説教題:「人生最大の誘惑」
聖書:マタイによる福音書 第4章 1~11節
説教:斎藤善樹 師
賛美:新聖歌165番「栄光イエスにあれ」 新聖歌321番「浮世の風と」1,2,3,4
誘惑に遇った事がないという人はいらっしゃらないでしょう。私達はいくつかの誘惑には勝ち、いくつかは負けてしまうものです。誘惑に負けてしまったがゆえに人生とんでもない事になったという事もあるでしょう。誘惑とは自分の人生にとって良くないもの、他の人にも害になるものです。
▼サタンは私達が弱さを覚える時にやって来るようです。イエスが40日間の断食後、身体が極限に弱まった時に、やって来ました。「神の子なら、石をパンに変えてみたらどうだ?」イエスはこの誘惑を拒否されました。どうしてか?イエスは答えられます、「人はパンだけで生きるのではなく、神の口から出る一つ一つの言葉によって生きるのである」と。

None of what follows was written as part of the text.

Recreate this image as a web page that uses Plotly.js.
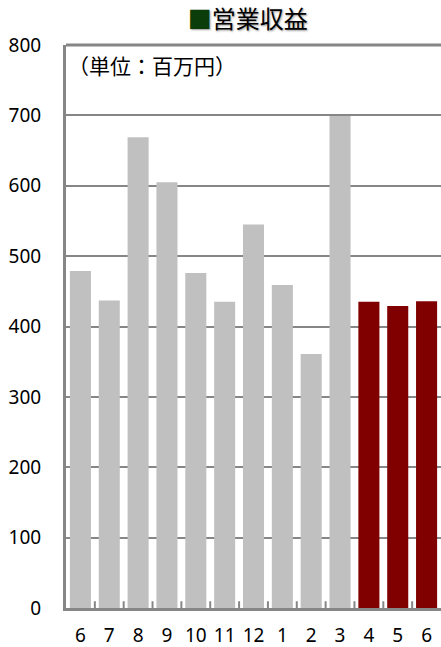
<!DOCTYPE html>
<html><head><meta charset="utf-8">
<script src="https://cdn.plot.ly/plotly-3.0.1.min.js"></script>
<style>body{margin:0;padding:0;background:#fff}#c{width:441px;height:647px}</style>
</head><body><div id="c"></div>
<script>
const months = ['6','7','8','9','10','11','12','1','2','3','4','5','6'];
const revenue = [479, 437, 669, 605, 476, 435, 545, 459, 361, 699, 435, 429, 436];
const barColors = ['#c0c0c0','#c0c0c0','#c0c0c0','#c0c0c0','#c0c0c0','#c0c0c0','#c0c0c0','#c0c0c0','#c0c0c0','#c0c0c0','#800000','#800000','#800000'];
const yTicks = [0,100,200,300,400,500,600,700,800];
const xIdx = months.map((m,i)=>i);
const font = "'Noto Sans', 'DejaVu Sans', sans-serif";
const cjk = "'Noto Sans CJK JP', 'Noto Sans CJK SC', sans-serif";

Plotly.newPlot('c', [{
  type:'bar', x:xIdx, y:revenue, marker:{color:barColors}, width:0.73,
  hoverinfo:'none'
}], {
  width:441, height:647,
  margin:{l:66, r:0, t:45, b:39},
  paper_bgcolor:'#fff', plot_bgcolor:'#fff',
  showlegend:false,
  title:{text:'<span style="color:#0b3d0b">■</span>営業収益', x:0.562, xanchor:'center', y:0.969, yanchor:'middle',
    font:{family:cjk, size:24, color:'#000', shadow:'1px 1px 2px #999'}},
  xaxis:{type:'linear', range:[-0.5,12.5], tickmode:'array', tickvals:xIdx, ticktext:months,
    showgrid:false, zeroline:false, showline:true, linecolor:'#868686', linewidth:3,
    ticks:'', tickfont:{family:font, size:19, color:'#000'}, ticklabelstandoff:8, fixedrange:true},
  yaxis:{range:[0,800], tickmode:'array', tickvals:yTicks, ticktext:yTicks.map(String),
    showgrid:true, gridcolor:'#868686', gridwidth:2, zeroline:false,
    showline:true, linecolor:'#868686', linewidth:3,
    ticks:'', tickfont:{family:font, size:19, color:'#000'}, ticklabelstandoff:18, fixedrange:true},
  shapes: xIdx.slice(0,-1).map(i=>({type:'line', xref:'x', yref:'paper', x0:i+0.5, x1:i+0.5, y0:0, y1:0.012,
    line:{color:'#868686', width:2}})).concat([{type:'line', xref:'paper', yref:'paper', x0:0, x1:1, y0:1, y1:1,
    line:{color:'#868686', width:3}}]),
  annotations:[{text:'（単位：百万円）', xref:'paper', yref:'y', x:0.0, y:771, xanchor:'left', yanchor:'middle',
    showarrow:false, font:{family:cjk, size:21, color:'#000'}}]
}, {displayModeBar:false, staticPlot:true});
</script></body></html>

▼イエスは決してパンを食べるなどとおっしゃいませんでした。イエスは生きるのにパンが必要なことは分かっていらっしゃいました。しかし、人間はいつでも神の言葉によって生かされている事を知って生きねばなりません。今、もしここでご自分の奇跡的な力で石をパンに変えることをしてしまったら、人が神の言葉によって生きるという事を学ばずに過ぎてしまうでしょう。

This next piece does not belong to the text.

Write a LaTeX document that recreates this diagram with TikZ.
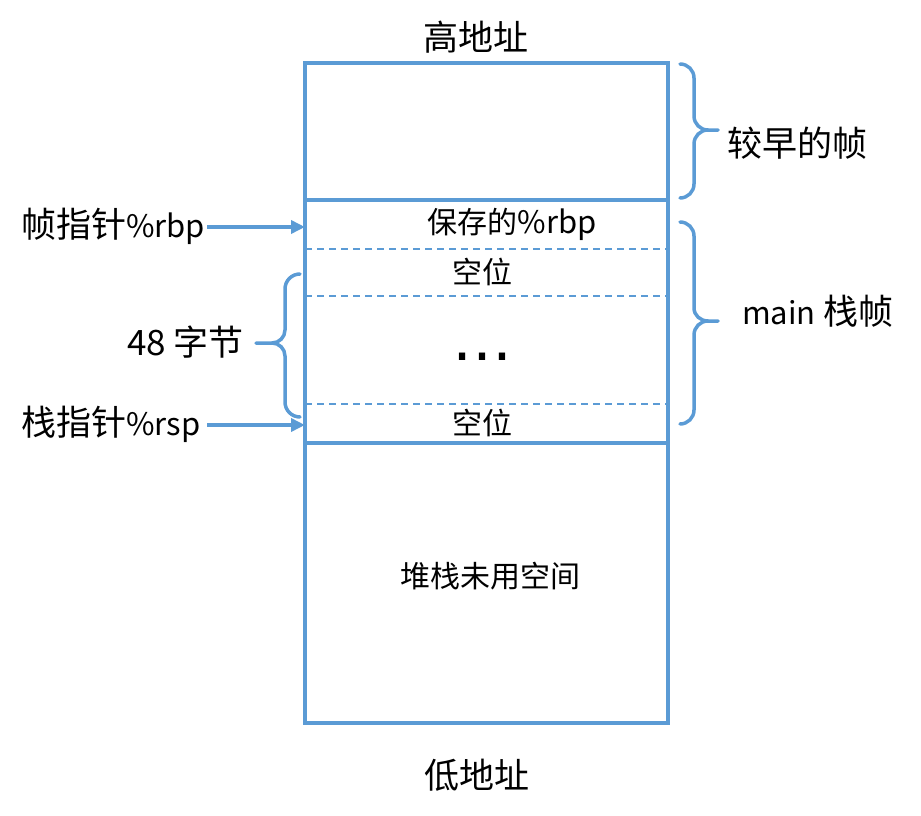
\documentclass[tikz,border=0pt]{standalone}
\usepackage{fontspec}
\setmainfont{Noto Sans CJK SC}
\newfontfamily\dotfont{DejaVu Sans}
\usetikzlibrary{arrows.meta}
\definecolor{lineblue}{HTML}{5B9BD5}
\newcommand{\latsm}{\fontsize{31}{36}\selectfont}
\tikzset{
  big/.style={font=\fontsize{35}{40}\selectfont, inner sep=1pt},
  small/.style={font=\fontsize{30}{34}\selectfont, inner sep=1pt},
  boxline/.style={draw=lineblue, line width=3.5pt},
  dashline/.style={draw=lineblue, line width=1.5pt, dash pattern=on 7pt off 5pt},
  bracestyle/.style={draw=lineblue, line width=3.5pt, line cap=round},
  arr/.style={draw=lineblue, line width=3.5pt, -{Triangle[length=14pt,width=13pt]}},
}
\begin{document}
\begin{tikzpicture}[x=1pt,y=-1pt]
\useasboundingbox (0,0) rectangle (921,816);
% box
\coordinate (tl) at (305,63);
\coordinate (br) at (668,723);
\draw[boxline] (tl) rectangle (br);
\draw[boxline] (305,200) -- (668,200);
\draw[boxline] (305,443) -- (668,443);
\draw[dashline] (305,249) -- (668,249);
\draw[dashline] (305,296) -- (668,296);
\draw[dashline] (305,404) -- (668,404);
% texts
\node[big] (high) at (476,37) {高地址};
\node[big] (low) at (477,775) {低地址};
\node[small] (saved) at (512,224) {保存的{\latsm\%rbp}};
\node[small] (empty1) at (482,272) {空位};
\node[font=\fontsize{60}{60}\dotfont, inner sep=0pt, anchor=base] (dots) at (482,360) {…};
\node[small] (empty2) at (482,423) {空位};
\node[small] (heap) at (490,576) {堆栈未用空间};
% left labels and arrows
\node[big, anchor=west] (rbplbl) at (20,226) {帧指针{\latsm\%rbp}};
\node[big, anchor=west] (rsplbl) at (20,424) {栈指针{\latsm\%rsp}};
\coordinate (rbpin) at (305,227);
\coordinate (rspin) at (305,425);
\coordinate (rbpout) at (207,227);
\coordinate (rspout) at (207,425);
\draw[arr] (rbpout) -- (rbpin);
\draw[arr] (rspout) -- (rspin);
% right braces
\draw[bracestyle] (680,64) to[out=0,in=90] (694,78) -- (694,116) to[out=-90,in=180] (708,130) -- (718,130);
\draw[bracestyle] (708,130) to[out=180,in=90] (694,144) -- (694,184) to[out=-90,in=0] (680,198);
\node[big, anchor=west] (earlier) at (726,143) {较早的帧};
\draw[bracestyle] (680,222) to[out=0,in=90] (694,236) -- (694,308) to[out=-90,in=180] (708,321) -- (718,321);
\draw[bracestyle] (708,321) to[out=180,in=90] (694,335) -- (694,410) to[out=-90,in=0] (680,424);
\node[big, anchor=west] (mainlbl) at (741,311) {{\latsm main} 栈帧};
% left brace
\draw[bracestyle] (300,274) to[out=180,in=90] (285,289) -- (285,330) to[out=-90,in=0] (272,343) -- (256,343);
\draw[bracestyle] (272,343) to[out=0,in=90] (285,356) -- (285,402) to[out=-90,in=180] (300,417);
\node[big, anchor=east] (bytes) at (245,342) {48 字节};
\end{tikzpicture}
\end{document}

▼この言葉は申命記8:3に出てまいります。神はイスラエルの民を荒野で40年間も旅をさせました。その間、彼らにとって最も切実な問題は食べ物の事でした。毎日毎日彼らは食べ物の事を心配しました。けれども神はマナという食物をもって彼らを養われたのです。それは朝、露がおりて乾くと草原に白いパン粉のようなものが一面を覆ったのです。人々は毎朝それを集めて飢えをしのぎました。それがマナです。マナを通して、人は神の口から出る一つ一つの言葉によって生かされる事を学びました。石をパンに変えるという異常な力を使ったならば、人が神の言葉によって生きるという事を学ぶことは出来なかったのです。

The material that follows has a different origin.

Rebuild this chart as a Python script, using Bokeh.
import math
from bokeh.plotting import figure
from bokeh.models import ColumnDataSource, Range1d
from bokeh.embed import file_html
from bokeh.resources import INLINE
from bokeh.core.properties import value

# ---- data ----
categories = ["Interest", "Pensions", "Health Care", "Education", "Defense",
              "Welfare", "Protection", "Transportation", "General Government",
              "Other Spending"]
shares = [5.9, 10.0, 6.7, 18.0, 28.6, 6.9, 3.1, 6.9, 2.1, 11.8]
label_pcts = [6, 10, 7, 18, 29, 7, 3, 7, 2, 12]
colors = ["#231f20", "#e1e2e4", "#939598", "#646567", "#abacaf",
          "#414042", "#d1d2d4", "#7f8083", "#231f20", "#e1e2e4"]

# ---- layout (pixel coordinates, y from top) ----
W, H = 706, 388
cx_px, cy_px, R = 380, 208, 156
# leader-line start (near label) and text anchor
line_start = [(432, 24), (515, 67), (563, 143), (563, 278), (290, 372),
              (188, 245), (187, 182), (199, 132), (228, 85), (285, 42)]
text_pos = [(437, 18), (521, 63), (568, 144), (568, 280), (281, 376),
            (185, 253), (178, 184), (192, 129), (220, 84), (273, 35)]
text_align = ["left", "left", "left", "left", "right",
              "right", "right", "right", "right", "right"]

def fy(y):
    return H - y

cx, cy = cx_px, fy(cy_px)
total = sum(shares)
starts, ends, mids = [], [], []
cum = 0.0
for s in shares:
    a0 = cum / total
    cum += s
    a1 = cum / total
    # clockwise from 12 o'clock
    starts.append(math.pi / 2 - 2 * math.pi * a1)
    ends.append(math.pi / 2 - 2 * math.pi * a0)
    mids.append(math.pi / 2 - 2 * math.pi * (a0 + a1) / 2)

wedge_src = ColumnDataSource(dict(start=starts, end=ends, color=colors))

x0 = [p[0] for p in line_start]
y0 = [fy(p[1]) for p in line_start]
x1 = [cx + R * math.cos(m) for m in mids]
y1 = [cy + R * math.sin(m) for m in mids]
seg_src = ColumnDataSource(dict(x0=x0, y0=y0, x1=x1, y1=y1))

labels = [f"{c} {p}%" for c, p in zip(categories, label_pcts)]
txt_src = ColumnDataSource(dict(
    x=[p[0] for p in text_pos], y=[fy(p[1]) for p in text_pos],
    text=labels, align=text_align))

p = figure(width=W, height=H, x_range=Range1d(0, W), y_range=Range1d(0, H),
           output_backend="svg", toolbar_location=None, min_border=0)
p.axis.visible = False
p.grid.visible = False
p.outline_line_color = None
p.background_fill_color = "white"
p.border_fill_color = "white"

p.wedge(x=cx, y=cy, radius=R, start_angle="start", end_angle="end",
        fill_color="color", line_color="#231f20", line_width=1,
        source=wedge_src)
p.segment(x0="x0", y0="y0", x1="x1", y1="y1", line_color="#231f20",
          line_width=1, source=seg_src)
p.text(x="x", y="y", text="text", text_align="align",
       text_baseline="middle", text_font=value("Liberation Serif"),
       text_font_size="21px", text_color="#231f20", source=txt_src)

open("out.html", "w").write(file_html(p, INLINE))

▼聖書は単に「神の言葉」と言わずに丁寧に「神の口から出る一つ一つの言葉」と言いました。私達の生活は一つ一ついろいろな要素の集大成です。私達は一日一日、一秒、一分を生きています。食べ物も一口一口食べ、人との対話も一語一語するのです。それらの生活の一つ一つを私達は神の言葉一つ一つによって生きるのです。イエスは人の負っている苦労を安易にショートカットしてしまうことをお選びになりませんでした。私達は日ごとに一つ一つの神の恵みによって生かされるのです。そして、私達の苦しみや誘惑や試練と同じものを経験されたイエスは、私達のことを理解し、思いやり、誘惑に失敗する私でも立ち直らせて下さるのです。